The Bush administration announced plans to tap the Strategic Petroleum Reserve to help offset the shortage caused by Hurricane Katrina, though it’s not clear how much that will help the expected rise in fuel prices.
Energy Secretary Samuel Bodman said Wednesday, Aug. 31 that the crude oil from the reserve would become available as early as Thursday, Sept. 1. The amount has not been determined.
The American Trucking Associations applauded the decision to tap the reserve. “Any steps the Bush Administration can take to ensure steady oil supplies are welcomed by the trucking industry,” said ATA President Bill Graves. “This decision illustrates that the President is willing to take the necessary steps to ensure America’s economic well-being.”
The U.S. Department of Energy’s weekly report on average diesel fuel prices showed a tiny increase for the week ended Aug. 29 — from $2.588 to a new record of $2.590 — but that includes virtually none of the effects of Katrina, which hit the Gulf Coast early that morning.
ATA Chief Economist Bob Costello said retail diesel and gasoline prices would spike in the short term as the hurricane crippled refineries and disrupted the Colonial pipeline.

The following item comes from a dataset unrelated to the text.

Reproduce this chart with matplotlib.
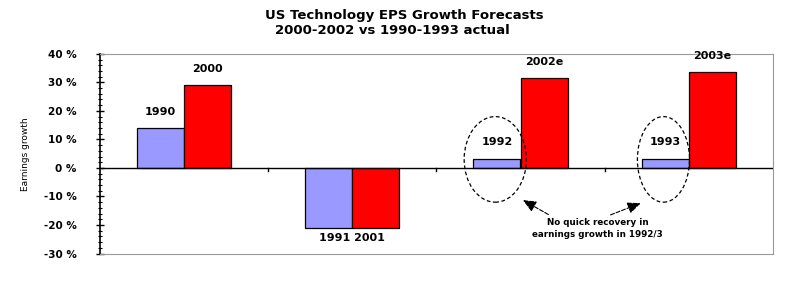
import matplotlib.pyplot as plt
import numpy as np
from matplotlib.patches import Ellipse

# data
actual_years = ['1990', '1991', '1992', '1993']
forecast_years = ['2000', '2001', '2002e', '2003e']
actual_growth = [14, -21, 3.3, 3.3]      # 1990s, blue
forecast_growth = [29, -21, 31.5, 33.5]  # 2000s, red
yticks = [-30, -20, -10, 0, 10, 20, 30, 40]

plt.rcParams['font.family'] = 'DejaVu Sans'
plt.rcParams['font.weight'] = 'bold'

fig = plt.figure(figsize=(8, 2.82), dpi=100)
ax = fig.add_axes([0.125, 0.101, 0.841, 0.708])

ind = np.arange(len(actual_years))
w = 0.28
p1 = ax.bar(ind - w / 2, actual_growth, w, color='#9999ff', edgecolor='black', linewidth=0.9)
p2 = ax.bar(ind + w / 2, forecast_growth, w, color='#ff0000', edgecolor='black', linewidth=0.9)

ax.set_xlim(-0.5, len(ind) - 0.5)
ax.set_ylim(-30, 40)
ax.axhline(0, color='black', linewidth=1.0)

# year labels on the bars
for i in ind:
    for bars, names in ((p1, actual_years), (p2, forecast_years)):
        if i == 1:
            continue
        r = bars[i]
        ax.annotate(names[i], (r.get_x() + r.get_width() / 2, r.get_height()),
                    xytext=(0, 8), textcoords='offset points',
                    ha='center', va='bottom', fontsize=8)
ax.annotate(actual_years[1] + ' ' + forecast_years[1], (ind[1], forecast_growth[1]),
            xytext=(0, -4), textcoords='offset points',
            ha='center', va='top', fontsize=8)

# small ticks on the zero line between groups
for b in ind[:-1] + 0.5:
    ax.plot([b, b], [0, -1.2], color='black', linewidth=1.0)

# dashed circles round 1992 and 1993
ax.add_patch(Ellipse((1.85, 3), 0.37, 30, fill=False, linestyle=(0, (3, 2)),
                     edgecolor='black', linewidth=0.9, zorder=5))
ax.add_patch(Ellipse((2.85, 3), 0.31, 30, fill=False, linestyle=(0, (3, 2)),
                     edgecolor='black', linewidth=0.9, zorder=5))

ax.text(2.46, -17.5, 'No quick recovery in\nearnings growth in 1992/3', ha='center', va='top',
        fontsize=6.3, linespacing=1.5)
ax.annotate('', xy=(2.0, -10.8), xytext=(2.18, -16.8),
            arrowprops=dict(arrowstyle='-|>,head_length=0.8,head_width=0.35', linestyle='--',
                            color='black', linewidth=0.8))
ax.annotate('', xy=(2.73, -12), xytext=(2.52, -16.8),
            arrowprops=dict(arrowstyle='-|>,head_length=0.8,head_width=0.35', linestyle='--',
                            color='black', linewidth=0.8))

ax.set_xticks([])
ax.set_yticks(yticks)
ax.set_yticklabels([f'{v} %' for v in yticks], fontsize=7.5)
ax.set_yticks(np.arange(-30, 41, 2), minor=True)
ax.tick_params(axis='y', which='major', direction='inout', length=6, width=1, pad=14)
ax.tick_params(axis='y', which='minor', direction='inout', length=3, width=0.8)
ax.set_ylabel('Earnings growth', fontsize=6.5, labelpad=10)

for s in ('top', 'right', 'bottom'):
    ax.spines[s].set_color('#999999')
ax.spines['left'].set_color('black')
ax.spines['left'].set_linewidth(1.2)

fig.text(0.505, 0.945, 'US Technology EPS Growth Forecasts', ha='center', va='center', fontsize=9.5)
fig.text(0.49, 0.893, '2000-2002 vs 1990-1993 actual', ha='center', va='center', fontsize=9.5)

fig.savefig('out.png', dpi=100)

Meanwhile, refineries are operating at near full capacity, so little can be done to replace the supply in the near term, he said.
Diesel prices should jump significantly this week because of the damage Katrina did to Gulf of Mexico refineries, said Chris Lee, ProMiles marketing director.
The rise in diesel prices will be directly related to the disruption of shipping traffic, Lee said. “Luckily, it looks like the impact may be minimized because Katrina went ashore at the Louisiana-Mississippi coast, as opposed to further west.”